SURABAYA – Guru Besar Ilmu Hematologi Molekular dan Hemostasis Fakultas Kedokteran (FK) Universitas Airlangga (UNAIR), Prof. Dr. Yetti Hernaningsih, dr., Sp.PK., Subsp.HK(K), menyoroti peningkatan kasus kanker darah di Indonesia dalam orasi ilmiahnya di Kampus MERR-C UNAIR. Ia menekankan pentingnya inovasi dalam diagnosis dan terapi untuk mengatasi masalah kesehatan yang semakin mendesak ini.
Prof. Yetti mengungkapkan data global yang mengkhawatirkan: kanker darah menyumbang lebih dari 6% kasus kanker dan lebih dari 7% kematian akibat kanker pada tahun 2022.
Di Indonesia, berdasarkan data Kemenkes RI tahun 2022, limfoma non-Hodgkin dan leukemia masih masuk dalam sepuluh besar jenis kanker dengan insiden dan angka kematian tertinggi.
"Tanpa perubahan strategi, beban kasus dan kematian kanker di Indonesia diproyeksikan meningkat 63% antara 2025 dan 2040," tegasnya.
Salah satu solusi yang diangkat Prof. Yetti adalah terapi target, yang didahului dengan pemeriksaan molekuler genetik. Pemeriksaan ini menargetkan mutasi genetik spesifik dan bersifat personal.
Ia menjelaskan bahwa banyak rumah sakit di Indonesia telah mampu melakukan pemeriksaan fusi gen BCR-ABL pada leukemia mieloid kronik (CML) menggunakan metode PCR.
"Tes cepat molekuler berbasis PCR telah memudahkan dan mempraktiskan pemeriksaan di rumah sakit," jelasnya.
Pasien CML dengan fusi gen BCR-ABL dapat menerima pengobatan Inhibitor Tyrosine Kinase (TKI), yang merupakan terapi target.
"Obat TKI telah masuk dalam program BPJS Kesehatan, sehingga pasien BPJS dapat mengakses pengobatan target yang memberikan hasil lebih baik daripada pengobatan sebelumnya," ujar Prof. Yetti.
Prof. Yetti juga menekankan pentingnya pendekatan molekuler genetik dalam keganasan hematologi, yang selaras dengan konsep precision medicine.
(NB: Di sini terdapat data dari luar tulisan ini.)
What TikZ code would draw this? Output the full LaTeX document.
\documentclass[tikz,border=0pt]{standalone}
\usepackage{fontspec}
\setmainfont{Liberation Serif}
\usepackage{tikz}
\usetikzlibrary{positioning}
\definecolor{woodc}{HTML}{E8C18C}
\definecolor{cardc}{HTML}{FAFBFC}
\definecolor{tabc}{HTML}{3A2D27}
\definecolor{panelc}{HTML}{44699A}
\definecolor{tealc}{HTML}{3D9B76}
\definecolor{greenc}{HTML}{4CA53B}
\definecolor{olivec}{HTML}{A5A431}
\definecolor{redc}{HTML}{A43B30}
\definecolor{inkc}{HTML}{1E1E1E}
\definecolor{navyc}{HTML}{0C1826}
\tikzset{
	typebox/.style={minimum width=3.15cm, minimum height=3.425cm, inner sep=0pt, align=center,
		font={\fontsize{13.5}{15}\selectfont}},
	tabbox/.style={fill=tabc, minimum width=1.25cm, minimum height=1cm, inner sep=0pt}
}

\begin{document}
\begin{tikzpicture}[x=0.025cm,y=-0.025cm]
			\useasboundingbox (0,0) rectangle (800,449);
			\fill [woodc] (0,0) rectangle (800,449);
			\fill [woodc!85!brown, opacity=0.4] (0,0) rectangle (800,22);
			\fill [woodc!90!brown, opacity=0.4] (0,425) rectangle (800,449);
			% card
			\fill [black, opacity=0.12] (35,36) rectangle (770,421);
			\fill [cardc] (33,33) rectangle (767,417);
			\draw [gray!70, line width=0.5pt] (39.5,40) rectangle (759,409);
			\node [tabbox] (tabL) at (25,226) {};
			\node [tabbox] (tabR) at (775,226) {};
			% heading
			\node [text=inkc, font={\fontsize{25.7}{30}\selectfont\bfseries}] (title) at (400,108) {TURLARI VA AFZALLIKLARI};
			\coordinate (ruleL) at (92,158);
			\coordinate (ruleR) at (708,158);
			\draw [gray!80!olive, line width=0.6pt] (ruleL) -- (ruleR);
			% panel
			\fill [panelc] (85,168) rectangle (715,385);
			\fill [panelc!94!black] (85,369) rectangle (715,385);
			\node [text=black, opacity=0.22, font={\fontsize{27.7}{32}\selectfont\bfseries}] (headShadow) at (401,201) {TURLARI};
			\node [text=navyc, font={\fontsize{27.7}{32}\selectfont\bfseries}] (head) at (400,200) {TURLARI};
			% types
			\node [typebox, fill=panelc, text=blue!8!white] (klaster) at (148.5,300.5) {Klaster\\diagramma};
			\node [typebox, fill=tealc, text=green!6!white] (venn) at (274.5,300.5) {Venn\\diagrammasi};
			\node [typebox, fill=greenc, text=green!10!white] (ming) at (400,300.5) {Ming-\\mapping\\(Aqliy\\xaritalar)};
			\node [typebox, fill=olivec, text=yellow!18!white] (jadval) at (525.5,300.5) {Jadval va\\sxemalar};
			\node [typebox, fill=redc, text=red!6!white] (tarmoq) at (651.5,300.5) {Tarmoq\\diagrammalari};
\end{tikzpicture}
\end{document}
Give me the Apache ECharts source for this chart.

"Precision medicine mengoptimalkan terapi secara personal, memaksimalkan manfaat dan membatasi toksisitas," jelasnya.
Ia merekomendasikan pemusatan layanan kesehatan untuk diagnosis keganasan hematologi agar pemeriksaan lebih efektif, efisien, terjangkau, dan terintegrasi dengan sistem jaminan kesehatan nasional.